▸ **COLLECTED DATA**:
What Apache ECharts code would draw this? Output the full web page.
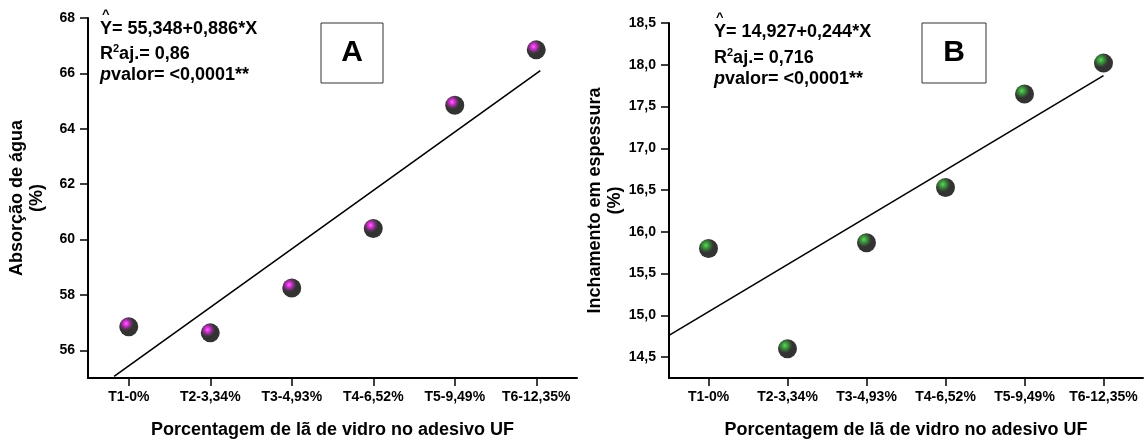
<!DOCTYPE html>
<html>
<head>
<meta charset="utf-8">
<script src="https://cdn.jsdelivr.net/npm/echarts@6/dist/echarts.min.js"></script>
<style>
  html, body { margin: 0; padding: 0; background: #fff; }
  #chart { width: 1145px; height: 444px; }
</style>
</head>
<body>
<div id="chart"></div>
<script>
// Treatments (glass wool content in the UF adhesive)
const categories = ['T1-0%', 'T2-3,34%', 'T3-4,93%', 'T4-6,52%', 'T5-9,49%', 'T6-12,35%'];

// Panel A: water absorption (%)
const absorcao = [56.85, 56.63, 58.25, 60.4, 64.85, 66.85];
const ticksA = [56, 58, 60, 62, 64, 66, 68];
// fitted line endpoints (category index, value)
const trendAx = [-0.18, 5.05];
const trendAy = [55.06, 66.1];

// Panel B: thickness swelling (%)
const inchamento = [15.80, 14.60, 15.87, 16.53, 17.65, 18.02];
const ticksB = [14.5, 15.0, 15.5, 16.0, 16.5, 17.0, 17.5, 18.0, 18.5];
const trendBx = [-0.5, 5.0];
const trendBy = [14.76, 17.87];

const FONT = 'Liberation Sans, Arial, sans-serif';

// glossy black ball with a coloured highlight
function sphere(c0, c1, c2) {
  return {
    type: 'radial', x: 0.36, y: 0.33, r: 0.66,
    colorStops: [
      { offset: 0, color: c0 },
      { offset: 0.16, color: c1 },
      { offset: 0.42, color: c2 },
      { offset: 0.6, color: '#000' },
      { offset: 1, color: '#000' }
    ]
  };
}

const chart = echarts.init(document.getElementById('chart'), null, { renderer: 'canvas' });

function catAxis(grid) {
  return {
    type: 'category', gridIndex: grid, data: categories, boundaryGap: true,
    axisLine: { show: true, onZero: false, lineStyle: { color: '#000', width: 2 } },
    axisTick: { show: true, alignWithLabel: true, interval: 0, inside: false, length: 8,
                lineStyle: { color: '#000', width: 1.5 } },
    axisLabel: { interval: 0, hideOverlap: false, color: '#000', fontFamily: FONT, fontWeight: 'bold',
                 fontSize: 14, margin: 12 },
    name: 'Porcentagem de lã de vidro no adesivo UF',
    nameLocation: 'middle', nameGap: 43,
    nameTextStyle: { color: '#000', fontFamily: FONT, fontWeight: 'bold', fontSize: 18 }
  };
}
function hiddenX(grid) {
  return { type: 'value', gridIndex: grid, min: -0.5, max: 5.5, show: false };
}
function valAxis(grid, min, max, ticks, name, fmt) {
  return {
    type: 'value', gridIndex: grid, min: min, max: max,
    splitLine: { show: false },
    axisLine: { show: true, onZero: false, lineStyle: { color: '#000', width: 2 } },
    axisTick: { show: true, length: 8, customValues: ticks, lineStyle: { color: '#000', width: 1.5 } },
    axisLabel: { color: '#000', fontFamily: FONT, fontWeight: 'bold', fontSize: 14, margin: 13,
                 customValues: ticks, formatter: fmt },
    name: name, nameLocation: 'middle', nameGap: 41, nameRotate: 90,
    nameTextStyle: { color: '#000', fontFamily: FONT, fontWeight: 'bold', fontSize: 18, lineHeight: 20, align: 'center' }
  };
}

function pairs(xs, ys) { return xs.map((x, i) => [x, ys[i]]); }

const eqFont = 'bold 18px ' + FONT;

chart.setOption({
  animation: false,
  backgroundColor: '#fff',
  grid: [
    { left: 88, top: 18, width: 489, height: 367 },
    { left: 669, top: 23, width: 474, height: 362 }
  ],
  xAxis: [catAxis(0), hiddenX(0), catAxis(1), hiddenX(1)],
  yAxis: [
    valAxis(0, 55, 68, ticksA, 'Absorção de água\n(%)', v => String(v)),
    valAxis(1, 14.25, 18.5, ticksB, 'Inchamento em espessura\n(%)', v => v.toFixed(1).replace('.', ','))
  ],
  series: [
    { type: 'line', xAxisIndex: 1, yAxisIndex: 0, data: pairs(trendAx, trendAy), symbol: 'none',
      lineStyle: { color: '#000', width: 1.6 }, z: 2 },
    { type: 'scatter', xAxisIndex: 0, yAxisIndex: 0, data: absorcao, symbolSize: 19,
      itemStyle: { color: sphere('#ff4dff', '#e000e0', '#3c003c') }, z: 3 },
    { type: 'line', xAxisIndex: 3, yAxisIndex: 1, data: pairs(trendBx, trendBy), symbol: 'none',
      lineStyle: { color: '#000', width: 1.6 }, z: 2 },
    { type: 'scatter', xAxisIndex: 2, yAxisIndex: 1, data: inchamento, symbolSize: 19,
      itemStyle: { color: sphere('#3ccc3c', '#149814', '#033803') }, z: 3 }
  ],
  graphic: [
    // panel letters
    { type: 'rect', shape: { x: 321, y: 23, width: 62, height: 60 },
      style: { fill: '#fff', stroke: '#333', lineWidth: 1 } },
    { type: 'text', x: 352, y: 53, style: { text: 'A', font: 'bold 30px ' + FONT, fill: '#000', align: 'center', verticalAlign: 'middle' } },
    { type: 'rect', shape: { x: 922, y: 23, width: 64, height: 60 },
      style: { fill: '#fff', stroke: '#333', lineWidth: 1 } },
    { type: 'text', x: 954, y: 53, style: { text: 'B', font: 'bold 30px ' + FONT, fill: '#000', align: 'center', verticalAlign: 'middle' } },

    // regression statistics, panel A
    { type: 'text', x: 102, y: 14, style: { text: '^', font: 'bold 13px ' + FONT, fill: '#000', verticalAlign: 'middle' } },
    { type: 'text', x: 100, y: 29, style: { text: 'Y= 55,348+0,886*X', font: eqFont, fill: '#000', verticalAlign: 'middle' } },
    { type: 'text', x: 100, y: 53, style: {
        text: '{b|R}{s|2}{b|aj.= 0,86}', verticalAlign: 'middle',
        rich: { b: { font: eqFont, fill: '#000', lineHeight: 20, verticalAlign: 'bottom' },
                s: { font: 'bold 11px ' + FONT, fill: '#000', lineHeight: 20, verticalAlign: 'top' } } } },
    { type: 'text', x: 100, y: 75, style: {
        text: '{i|p}{b|valor= <0,0001**}', verticalAlign: 'middle',
        rich: { b: { font: eqFont, fill: '#000' },
                i: { font: 'italic ' + eqFont, fill: '#000' } } } },

    // regression statistics, panel B
    { type: 'text', x: 716, y: 17, style: { text: '^', font: 'bold 13px ' + FONT, fill: '#000', verticalAlign: 'middle' } },
    { type: 'text', x: 714, y: 32, style: { text: 'Y= 14,927+0,244*X', font: eqFont, fill: '#000', verticalAlign: 'middle' } },
    { type: 'text', x: 714, y: 57, style: {
        text: '{b|R}{s|2}{b|aj.= 0,716}', verticalAlign: 'middle',
        rich: { b: { font: eqFont, fill: '#000', lineHeight: 20, verticalAlign: 'bottom' },
                s: { font: 'bold 11px ' + FONT, fill: '#000', lineHeight: 20, verticalAlign: 'top' } } } },
    { type: 'text', x: 714, y: 79, style: {
        text: '{i|p}{b|valor= <0,0001**}', verticalAlign: 'middle',
        rich: { b: { font: eqFont, fill: '#000' },
                i: { font: 'italic ' + eqFont, fill: '#000' } } } }
  ]
});
</script>
</body>
</html>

▸ **PROBLEM STATEMENT**: Each line above is to be copied verbatim. Drop any image from the copy.

▸ **OUTPUT OF THE TASK**:
What Apache ECharts code would draw this? Output the full web page.
<!DOCTYPE html>
<html>
<head>
<meta charset="utf-8">
<script src="https://cdn.jsdelivr.net/npm/echarts@6/dist/echarts.min.js"></script>
<style>
  html, body { margin: 0; padding: 0; background: #fff; }
  #chart { width: 1145px; height: 444px; }
</style>
</head>
<body>
<div id="chart"></div>
<script>
// Treatments (glass wool content in the UF adhesive)
const categories = ['T1-0%', 'T2-3,34%', 'T3-4,93%', 'T4-6,52%', 'T5-9,49%', 'T6-12,35%'];

// Panel A: water absorption (%)
const absorcao = [56.85, 56.63, 58.25, 60.4, 64.85, 66.85];
const ticksA = [56, 58, 60, 62, 64, 66, 68];
// fitted line endpoints (category index, value)
const trendAx = [-0.18, 5.05];
const trendAy = [55.06, 66.1];

// Panel B: thickness swelling (%)
const inchamento = [15.80, 14.60, 15.87, 16.53, 17.65, 18.02];
const ticksB = [14.5, 15.0, 15.5, 16.0, 16.5, 17.0, 17.5, 18.0, 18.5];
const trendBx = [-0.5, 5.0];
const trendBy = [14.76, 17.87];

const FONT = 'Liberation Sans, Arial, sans-serif';

// glossy black ball with a coloured highlight
function sphere(c0, c1, c2) {
  return {
    type: 'radial', x: 0.36, y: 0.33, r: 0.66,
    colorStops: [
      { offset: 0, color: c0 },
      { offset: 0.16, color: c1 },
      { offset: 0.42, color: c2 },
      { offset: 0.6, color: '#000' },
      { offset: 1, color: '#000' }
    ]
  };
}

const chart = echarts.init(document.getElementById('chart'), null, { renderer: 'canvas' });

function catAxis(grid) {
  return {
    type: 'category', gridIndex: grid, data: categories, boundaryGap: true,
    axisLine: { show: true, onZero: false, lineStyle: { color: '#000', width: 2 } },
    axisTick: { show: true, alignWithLabel: true, interval: 0, inside: false, length: 8,
                lineStyle: { color: '#000', width: 1.5 } },
    axisLabel: { interval: 0, hideOverlap: false, color: '#000', fontFamily: FONT, fontWeight: 'bold',
                 fontSize: 14, margin: 12 },
    name: 'Porcentagem de lã de vidro no adesivo UF',
    nameLocation: 'middle', nameGap: 43,
    nameTextStyle: { color: '#000', fontFamily: FONT, fontWeight: 'bold', fontSize: 18 }
  };
}
function hiddenX(grid) {
  return { type: 'value', gridIndex: grid, min: -0.5, max: 5.5, show: false };
}
function valAxis(grid, min, max, ticks, name, fmt) {
  return {
    type: 'value', gridIndex: grid, min: min, max: max,
    splitLine: { show: false },
    axisLine: { show: true, onZero: false, lineStyle: { color: '#000', width: 2 } },
    axisTick: { show: true, length: 8, customValues: ticks, lineStyle: { color: '#000', width: 1.5 } },
    axisLabel: { color: '#000', fontFamily: FONT, fontWeight: 'bold', fontSize: 14, margin: 13,
                 customValues: ticks, formatter: fmt },
    name: name, nameLocation: 'middle', nameGap: 41, nameRotate: 90,
    nameTextStyle: { color: '#000', fontFamily: FONT, fontWeight: 'bold', fontSize: 18, lineHeight: 20, align: 'center' }
  };
}

function pairs(xs, ys) { return xs.map((x, i) => [x, ys[i]]); }

const eqFont = 'bold 18px ' + FONT;

chart.setOption({
  animation: false,
  backgroundColor: '#fff',
  grid: [
    { left: 88, top: 18, width: 489, height: 367 },
    { left: 669, top: 23, width: 474, height: 362 }
  ],
  xAxis: [catAxis(0), hiddenX(0), catAxis(1), hiddenX(1)],
  yAxis: [
    valAxis(0, 55, 68, ticksA, 'Absorção de água\n(%)', v => String(v)),
    valAxis(1, 14.25, 18.5, ticksB, 'Inchamento em espessura\n(%)', v => v.toFixed(1).replace('.', ','))
  ],
  series: [
    { type: 'line', xAxisIndex: 1, yAxisIndex: 0, data: pairs(trendAx, trendAy), symbol: 'none',
      lineStyle: { color: '#000', width: 1.6 }, z: 2 },
    { type: 'scatter', xAxisIndex: 0, yAxisIndex: 0, data: absorcao, symbolSize: 19,
      itemStyle: { color: sphere('#ff4dff', '#e000e0', '#3c003c') }, z: 3 },
    { type: 'line', xAxisIndex: 3, yAxisIndex: 1, data: pairs(trendBx, trendBy), symbol: 'none',
      lineStyle: { color: '#000', width: 1.6 }, z: 2 },
    { type: 'scatter', xAxisIndex: 2, yAxisIndex: 1, data: inchamento, symbolSize: 19,
      itemStyle: { color: sphere('#3ccc3c', '#149814', '#033803') }, z: 3 }
  ],
  graphic: [
    // panel letters
    { type: 'rect', shape: { x: 321, y: 23, width: 62, height: 60 },
      style: { fill: '#fff', stroke: '#333', lineWidth: 1 } },
    { type: 'text', x: 352, y: 53, style: { text: 'A', font: 'bold 30px ' + FONT, fill: '#000', align: 'center', verticalAlign: 'middle' } },
    { type: 'rect', shape: { x: 922, y: 23, width: 64, height: 60 },
      style: { fill: '#fff', stroke: '#333', lineWidth: 1 } },
    { type: 'text', x: 954, y: 53, style: { text: 'B', font: 'bold 30px ' + FONT, fill: '#000', align: 'center', verticalAlign: 'middle' } },

    // regression statistics, panel A
    { type: 'text', x: 102, y: 14, style: { text: '^', font: 'bold 13px ' + FONT, fill: '#000', verticalAlign: 'middle' } },
    { type: 'text', x: 100, y: 29, style: { text: 'Y= 55,348+0,886*X', font: eqFont, fill: '#000', verticalAlign: 'middle' } },
    { type: 'text', x: 100, y: 53, style: {
        text: '{b|R}{s|2}{b|aj.= 0,86}', verticalAlign: 'middle',
        rich: { b: { font: eqFont, fill: '#000', lineHeight: 20, verticalAlign: 'bottom' },
                s: { font: 'bold 11px ' + FONT, fill: '#000', lineHeight: 20, verticalAlign: 'top' } } } },
    { type: 'text', x: 100, y: 75, style: {
        text: '{i|p}{b|valor= <0,0001**}', verticalAlign: 'middle',
        rich: { b: { font: eqFont, fill: '#000' },
                i: { font: 'italic ' + eqFont, fill: '#000' } } } },

    // regression statistics, panel B
    { type: 'text', x: 716, y: 17, style: { text: '^', font: 'bold 13px ' + FONT, fill: '#000', verticalAlign: 'middle' } },
    { type: 'text', x: 714, y: 32, style: { text: 'Y= 14,927+0,244*X', font: eqFont, fill: '#000', verticalAlign: 'middle' } },
    { type: 'text', x: 714, y: 57, style: {
        text: '{b|R}{s|2}{b|aj.= 0,716}', verticalAlign: 'middle',
        rich: { b: { font: eqFont, fill: '#000', lineHeight: 20, verticalAlign: 'bottom' },
                s: { font: 'bold 11px ' + FONT, fill: '#000', lineHeight: 20, verticalAlign: 'top' } } } },
    { type: 'text', x: 714, y: 79, style: {
        text: '{i|p}{b|valor= <0,0001**}', verticalAlign: 'middle',
        rich: { b: { font: eqFont, fill: '#000' },
                i: { font: 'italic ' + eqFont, fill: '#000' } } } }
  ]
});
</script>
</body>
</html>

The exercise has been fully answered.